Tuesday, April 5, 2011

To learn better, keep & review a mistake log

Working for the last two years on The Mistake Bank, I've become a bit of a connoisseur of mistake stories and literature on learning from mistakes. This has meant scrutinizing my own mistakes and trying to learn better from them.

I've made one significant realization: Sometimes errors are one-off oversights, other times they reflect weaknesses we need to work on (at still other times they are serendipitous events, but that's another story). How does one tell the difference?

Here's an example. Last year, I noticed that I lost track of several conference calls over a period of months. This was unthinkable to me, since I'd always prided myself on discipline and organization :). But the pattern was worrisome. In my business, if you miss a client conference call, or worse, two or three, you may have an ex-client on your hands. What I realized was, I was getting busier, and therefore my mind was not able to manage all the data I was asking it to. This realization drew me to David Allen's book "Getting Things Done" and adopting many of its suggestions.

To learn most from your mistakes, I'd suggest this approach. When an "unplanned event" happens, jot yourself a note. What happened? What did you expect, and how did the outcome differ from your expectations? Put it in a file.

At the end of the year, or at another time when you have space and a clear mind to reflect, pull out the file. Review the notes. See if patterns emerge. Are there variations of errors happening over and over? Why? Can you make any changes to try to reduce their occurrence in the future? With hard-to-correct mistakes, the changes will be difficult. You may need tools or external help to improve--but ignore those patterns at your peril.

Another story: When I was a salesperson and sales leader, I continually undershot my forecasts. Of course, I had reasons why--the product had problems, the customers weren't ready, the macro environment had changed for the worse.

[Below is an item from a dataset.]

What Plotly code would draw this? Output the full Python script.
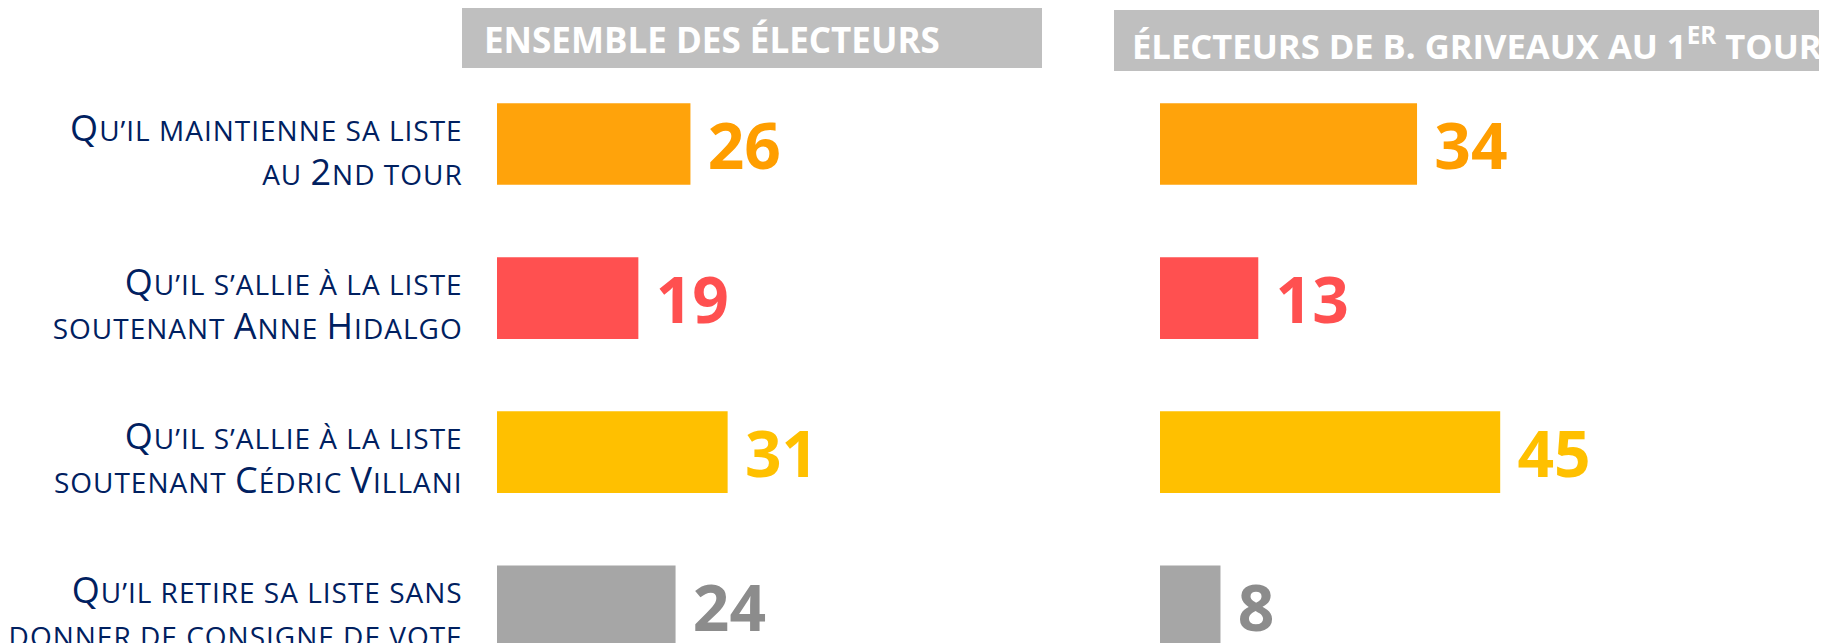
import plotly.graph_objects as go

# ---------------- data ----------------
categories = [
    "Qu’il maintienne sa liste\nau 2nd tour",
    "Qu’il s’allie à la liste\nsoutenant Anne Hidalgo",
    "Qu’il s’allie à la liste\nsoutenant Cédric Villani",
    "Qu’il retire sa liste sans\ndonner de consigne de vote",
]
panel_titles = [
    "ENSEMBLE DES ÉLECTEURS",
    "ÉLECTEURS DE B. GRIVEAUX AU 1<sup>ER</sup> TOUR",
]
values_all = [26, 19, 31, 24]
values_griveaux = [34, 13, 45, 8]

# ---------------- style ----------------
bar_colors = ["#FFA30B", "#FF5050", "#FFC000", "#A6A6A6"]
text_colors = ["#FF9E00", "#FF5050", "#FFC000", "#8C8C8C"]
NAVY = "#002060"
HEADER_BG = "#BFBFBF"
FONT = "Open Sans"
OFF = 8                      # default page body margin
W, H = 1827 - OFF, 643 - OFF
BIG, SMALL = 36, 28


def small_caps(label):
    """Render a label in small caps using sized spans."""
    lines = []
    for line in label.split("\n"):
        runs = []
        cur_big, cur = None, ""
        for ch in line:
            big = ch.isupper() or ch.isdigit()
            if cur_big is None or big == cur_big:
                cur += ch
            else:
                runs.append((cur_big, cur))
                cur = ch
            cur_big = big
        if cur:
            runs.append((cur_big, cur))
        out = "".join(
            f'<span style="font-size:{BIG if b else SMALL}px;letter-spacing:1px">{t.upper()}</span>'
            for b, t in runs
        )
        lines.append(out)
    return "<br>".join(lines)


def px_x(p):
    return (p - OFF) / W


def px_y(p):
    return 1 - (p - OFF) / H


fig = go.Figure()

for vals, xa, ya in [(values_all, "x", "y"), (values_griveaux, "x2", "y2")]:
    fig.add_trace(
        go.Bar(
            x=vals,
            y=categories,
            orientation="h",
            marker=dict(color=bar_colors, line=dict(width=0)),
            texttemplate='<span style="font-size:55px">\u00a0</span>%{x}',
            textposition="outside",
            textfont=dict(family=FONT, size=64, color=text_colors, weight=700),
            cliponaxis=False,
            constraintext="none",
            xaxis=xa,
            yaxis=ya,
            hoverinfo="skip",
        )
    )

# header boxes
shapes = [
    dict(type="rect", xref="paper", yref="paper",
         x0=px_x(462), x1=px_x(1042), y0=px_y(68), y1=px_y(7),
         fillcolor=HEADER_BG, line=dict(width=0), layer="below"),
    dict(type="rect", xref="paper", yref="paper",
         x0=px_x(1114), x1=1.02, y0=px_y(71), y1=px_y(10),
         fillcolor=HEADER_BG, line=dict(width=0), layer="below"),
]
annotations = [
    dict(text=panel_titles[0], xref="paper", yref="paper",
         x=px_x(481.5), y=px_y(39.6), xanchor="left", yanchor="middle",
         showarrow=False, font=dict(family=FONT, size=35, color="white", weight=700)),
    dict(text=panel_titles[1], xref="paper", yref="paper",
         x=px_x(1130), y=px_y(44), xanchor="left", yanchor="middle",
         showarrow=False, font=dict(family=FONT, size=34.6, color="white", weight=700)),
]

# y range so that bar centres land at ~144, 298, 452, 606 px (page coords)
step = 154.1
top = -(144.0 - OFF) / step
bottom = top + H / step

x0_left, k_left = 497, 7.44
x0_right, k_right = 1160, 7.56

fig.update_layout(
    width=W,
    height=H,
    margin=dict(l=0, r=0, t=0, b=0, pad=0, autoexpand=False),
    paper_bgcolor="white",
    plot_bgcolor="white",
    showlegend=False,
    bargap=0.47,
    shapes=shapes,
    annotations=annotations,
    xaxis=dict(domain=[px_x(x0_left), px_x(x0_left + 40 * k_left)], range=[0, 40],
               visible=False, automargin=False),
    xaxis2=dict(domain=[px_x(x0_right), px_x(x0_right + 60 * k_right)], range=[0, 60],
                visible=False, automargin=False),
    yaxis=dict(
        type="category",
        categoryorder="array",
        categoryarray=categories,
        range=[bottom, top],
        tickvals=categories,
        ticktext=[small_caps(c) for c in categories],
        tickfont=dict(family=FONT, size=34, color=NAVY),
        ticks="outside",
        ticklen=26.5,
        tickcolor="rgba(0,0,0,0)",
        ticklabelshift=-7,
        showline=False,
        showgrid=False,
        zeroline=False,
        automargin=False,
        anchor="x",
    ),
    yaxis2=dict(
        matches="y",
        anchor="x2",
        showticklabels=False,
        ticks="",
        showline=False,
        showgrid=False,
        zeroline=False,
        automargin=False,
    ),
)

fig.write_html("out.html")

Some years after the fact, I finally realized that I was a lousy forecaster. I was too optimistic--I saw huge potential where it was limited, predicted easy wins where there was competition, trusted in the rationality of buyers. This is a hard-to-correct mistake. After a lot of thought, I came to the decision not to do sales forecasts--and if I had to do one, rely on the thinking of others to help me.

I only wish I had been tracking my forecasting mistakes and reflecting on them at that time. I would have saved myself and my companies a lot of problems.